Friday, May 02, 2008

Coffee-Soaked Awards - Week of April 28, 2008

Another Friday, and another month has flipped its calendar pages over, allowing the next pre-determined allotment of days to take the forefront. Meanwhile, we've been trying to figure out just why every month can't have some sort of rodent-centric holiday, and that thought has just been gnawing away at our brains. We think that May would sit comfortably with Flying Squirrel Day, but that might just be us. Anyways, on to today's awards.

Stop! Messing with the Signs Award
The poor town of Oak Lawn, Illinois. In an attempt to get people to pay more attention to their various stop signs, they placed smaller, similarly shaped signs underneath with clever sayings (clever from the perspective of city officials). The town recently removed the smaller signs because, if left unchecked, they could have lost their federal transportation funding. Oddly enough, multiple screenings of "Stop! Or My Mom Will Shoot" can lead to the same result.

Blue Takeover Of Death Award
So, anyone following the tech news knows that something big has been going on this week. That's right, we're talking about the potential buy-out of Yahoo! by Microsoft. Rumors abound that Microsoft is contemplating moving into hostile territory, which obviously means that they are planning on forcing Yahoo! employees to use Vista as their only operating system.

A Lesson About Sharing Award
For years, school children have been taught that sharing is a good thing. Except when it lands you in prison. Apparently, a man who decided to share his Little Debbie snack cake with a fellow inmate violated probation and is being sent to jail, because the man he was sharing with had been denied access to the vending machines. We wonder if he's going to run into the same problem trying to share a Nutty Bar while behind bars.

All (Except for the Guy in the Chevy) Rise Award
America is getting fatter. For proof, simply refer to the fact that a judge recently held court in a parking lot, because the defendant was too obese to walk into the courthouse. The defendant sat in his pickup truck while the judge pronounced his sentence. No word yet on whether Ford, Chevy, or Toyota are planning on using this idea in a commercial. Hummer has already passed, saying that there's no way one of their drivers would have even shown up at court.

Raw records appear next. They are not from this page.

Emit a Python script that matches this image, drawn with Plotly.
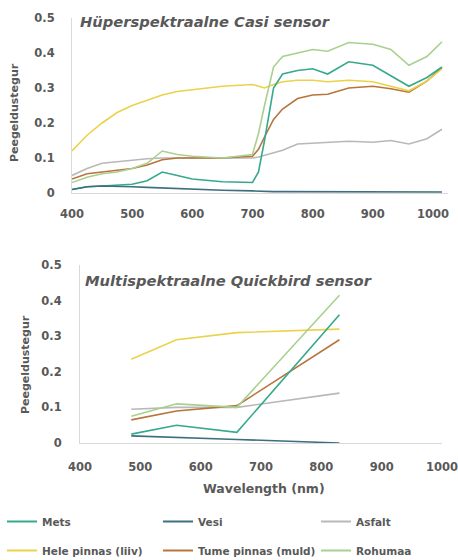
import plotly.graph_objects as go

W, H = 458, 560

# ---------------- data ----------------
casi_wl = [400, 425, 450, 475, 500, 525, 550, 575, 600, 650, 700, 710, 720, 735, 750,
           775, 800, 825, 860, 900, 930, 960, 990, 1015]
casi_mets = [0.010, 0.018, 0.020, 0.022, 0.025, 0.035, 0.060, 0.050, 0.040, 0.032, 0.030,
             0.060, 0.150, 0.300, 0.340, 0.350, 0.355, 0.340, 0.375, 0.365, 0.335, 0.305, 0.330, 0.360]
casi_vesi = [0.010, 0.018, 0.020, 0.020, 0.018, 0.016, 0.014, 0.012, 0.010, 0.008, 0.006,
             0.005, 0.005, 0.004, 0.004, 0.004, 0.003, 0.003, 0.003, 0.003, 0.003, 0.003, 0.003, 0.003]
casi_asfalt = [0.050, 0.070, 0.085, 0.090, 0.095, 0.098, 0.100, 0.100, 0.100, 0.100, 0.100,
               0.103, 0.108, 0.115, 0.122, 0.140, 0.142, 0.145, 0.148, 0.145, 0.150, 0.140, 0.155, 0.182]
casi_hele = [0.120, 0.165, 0.200, 0.230, 0.250, 0.265, 0.280, 0.290, 0.295, 0.305, 0.310,
             0.305, 0.300, 0.310, 0.318, 0.322, 0.322, 0.318, 0.322, 0.318, 0.305, 0.292, 0.320, 0.355]
casi_tume = [0.040, 0.055, 0.060, 0.065, 0.070, 0.080, 0.095, 0.100, 0.100, 0.100, 0.105,
             0.125, 0.160, 0.210, 0.240, 0.270, 0.280, 0.282, 0.300, 0.305, 0.298, 0.288, 0.320, 0.358]
casi_rohumaa = [0.030, 0.045, 0.055, 0.060, 0.070, 0.085, 0.120, 0.110, 0.105, 0.100, 0.110,
                0.170, 0.250, 0.360, 0.390, 0.400, 0.410, 0.405, 0.430, 0.425, 0.410, 0.365, 0.390, 0.432]

qb_wl = [485, 560, 660, 830]
qb_mets = [0.025, 0.050, 0.030, 0.360]
qb_vesi = [0.020, 0.015, 0.010, 0.000]
qb_asfalt = [0.095, 0.100, 0.100, 0.140]
qb_hele = [0.235, 0.290, 0.310, 0.320]
qb_tume = [0.065, 0.090, 0.105, 0.290]
qb_rohumaa = [0.075, 0.110, 0.100, 0.415]

series_names = ["Mets", "Vesi", "Asfalt", "Hele pinnas (liiv)", "Tume pinnas (muld)", "Rohumaa"]
series_colors = ["#36a98c", "#3e6f80", "#b8b8b8", "#ecd24a", "#b8743c", "#a9d08e"]

x_ticks = [400, 500, 600, 700, 800, 900, 1000]
y_ticks = [0, 0.1, 0.2, 0.3, 0.4, 0.5]
y_ticktext = ["0", "0.1", "0.2", "0.3", "0.4", "0.5"]

top_title = "Hüperspektraalne Casi sensor"
bottom_title = "Multispektraalne Quickbird sensor"
y_title = "Peegeldustegur"
x_title = "Wavelength (nm)"

# ---------------- figure ----------------
FONT = "DejaVu Sans, sans-serif"
TXT = "#595959"

casi_series = [casi_mets, casi_vesi, casi_asfalt, casi_hele, casi_tume, casi_rohumaa]
qb_series = [qb_mets, qb_vesi, qb_asfalt, qb_hele, qb_tume, qb_rohumaa]

fig = go.Figure()
draw_order = [2, 4, 3, 5, 0, 1]
for i in draw_order:
    fig.add_trace(go.Scatter(x=casi_wl, y=casi_series[i], mode="lines",
                             line=dict(color=series_colors[i], width=1.6),
                             xaxis="x", yaxis="y", showlegend=False, hoverinfo="skip"))
for i in draw_order:
    fig.add_trace(go.Scatter(x=qb_wl, y=qb_series[i], mode="lines",
                             line=dict(color=series_colors[i], width=1.6),
                             xaxis="x2", yaxis="y2", showlegend=False, hoverinfo="skip"))
# legend entries: three columns, two rows
legend_ids = ["legend", "legend2", "legend3"]
for i, (n, c) in enumerate(zip(series_names, series_colors)):
    fig.add_trace(go.Scatter(x=[None], y=[None], mode="lines", name=n,
                             line=dict(color=c, width=2),
                             legend=legend_ids[i % 3], legendgroup=f"g{i}",
                             xaxis="x2", yaxis="y2", hoverinfo="skip"))

def px(v):
    return v / W

def py(v):
    return 1 - v / H

tickfont = dict(family=FONT, size=11.5, color=TXT, weight=700)

axis_common = dict(showgrid=False, zeroline=False, showline=True, linecolor="#d9d9d9",
                   linewidth=1, ticks="", tickfont=tickfont, ticklabeloverflow="allow")

legfont = dict(family=FONT, size=10.5, color=TXT, weight=700)
leg_common = dict(orientation="v", yanchor="top", xanchor="left", tracegroupgap=10,
                  itemwidth=30, font=legfont, bgcolor="rgba(0,0,0,0)", traceorder="grouped")

fig.update_layout(
    width=W, height=H,
    margin=dict(l=0, r=0, t=0, b=0, autoexpand=False),
    paper_bgcolor="white", plot_bgcolor="white",
    font=dict(family=FONT, color=TXT),
    xaxis=dict(domain=[px(72), px(448)], range=[400, 1025], anchor="y",
               tickvals=x_ticks, ticklabelstandoff=10, **axis_common),
    yaxis=dict(domain=[py(193), py(18)], range=[0, 0.5], anchor="x",
               tickvals=y_ticks, ticktext=y_ticktext, ticklabelstandoff=14, **axis_common),
    xaxis2=dict(domain=[px(80), px(442)], range=[400, 1000], anchor="y2",
                tickvals=x_ticks, ticklabelstandoff=13, **axis_common),
    yaxis2=dict(domain=[py(443), py(265)], range=[0, 0.5], anchor="x2",
                tickvals=y_ticks, ticktext=y_ticktext, ticklabelstandoff=15, **axis_common),
    legend=dict(x=px(2), y=py(507), **leg_common),
    legend2=dict(x=px(158), y=py(507), **leg_common),
    legend3=dict(x=px(316), y=py(507), **leg_common),
    hovermode=False,
)

title_font = dict(family=FONT, size=14.7, color=TXT, weight=700, style="italic")
fig.add_annotation(text=top_title, xref="paper", yref="paper", x=px(78), y=py(22),
                   xanchor="left", yanchor="middle", showarrow=False, font=title_font)
fig.add_annotation(text=bottom_title, xref="paper", yref="paper", x=px(83), y=py(280),
                   xanchor="left", yanchor="middle", showarrow=False, font=title_font)
ytf = dict(family=FONT, size=11, color=TXT, weight=700)
fig.add_annotation(text=y_title, xref="paper", yref="paper", x=px(15), y=py(113),
                   xanchor="center", yanchor="middle", showarrow=False, textangle=-90, font=ytf)
fig.add_annotation(text=y_title, xref="paper", yref="paper", x=px(25), y=py(365),
                   xanchor="center", yanchor="middle", showarrow=False, textangle=-90, font=ytf)
fig.add_annotation(text=x_title, xref="paper", yref="paper", x=px(264), y=py(488),
                   xanchor="center", yanchor="middle", showarrow=False,
                   font=dict(family=FONT, size=12.5, color=TXT, weight=700))

fig.write_html("out.html", config={"displayModeBar": False},
               post_script="document.body.style.margin='0';")
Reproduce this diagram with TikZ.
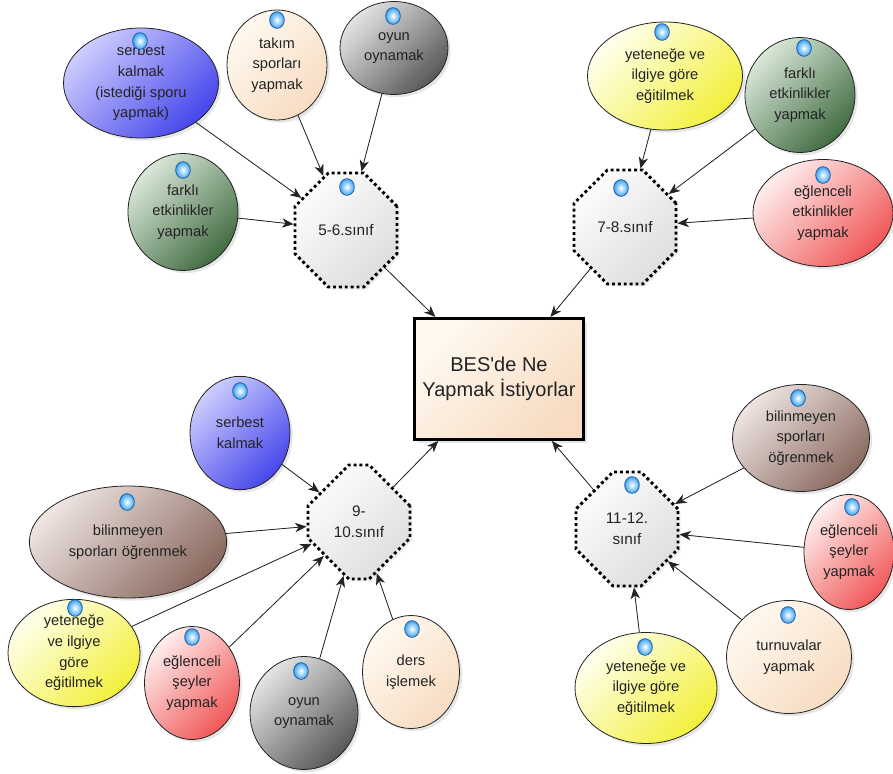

Worst Prison Escapee Ever Award
What do you do when you escape from a New Mexico prison in 1982? Well, if you're smart, you don't get arrested again in Texas the same year, unlike some people. That's kind of like quitting McDonald's so that you can work at Burger King. Except we bet that the prison has better benefits.

Mein Plastic Bag Award
It's finally happened. Someone has finally crossed over the final threshold in the ongoing fight to rid the world of plastic bags. A Baltimore city councilman has drawn the connection between using plastic bags while shopping to the Nazi movement. Later connections were drawn between Mussolini and bottled water, and Stalin and the idea of the coupon.

You've Gotta Be Nutz Award
This is a quick follow-up to something from last week. Remember when we mentioned that Florida might be about to ban fake testicles from trucks? Looks like that won't be happening after all. Which is a relief, because the last thing we wanted to see was a bunch of eunuch trucks loitering around, waiting for some sort of automobile harem that they could work at.

A Touching Report Award
You know that the economic situation is serious when the Washington Post profiles how people are saving money at the grocery store. Especially when they highlight someone who can no longer go to multiple stores in one trip and has cut back on the amount of organic food that they purchase. Even more shockingly, the woman may have to cut coupons to save an extra buck or two here and there. We're just surprised that the headline for this article wasn't along the lines of, "Economy Forces Suburbanites Back to Reality".

And that wraps up our awards for yet another week. We'll be back next week, with a dash of whatever it is that keeps us running. In the meantime, take some time out of your busy work schedule to enjoy No Pants Day, but beware of the flying squirrels. Stay safe out there.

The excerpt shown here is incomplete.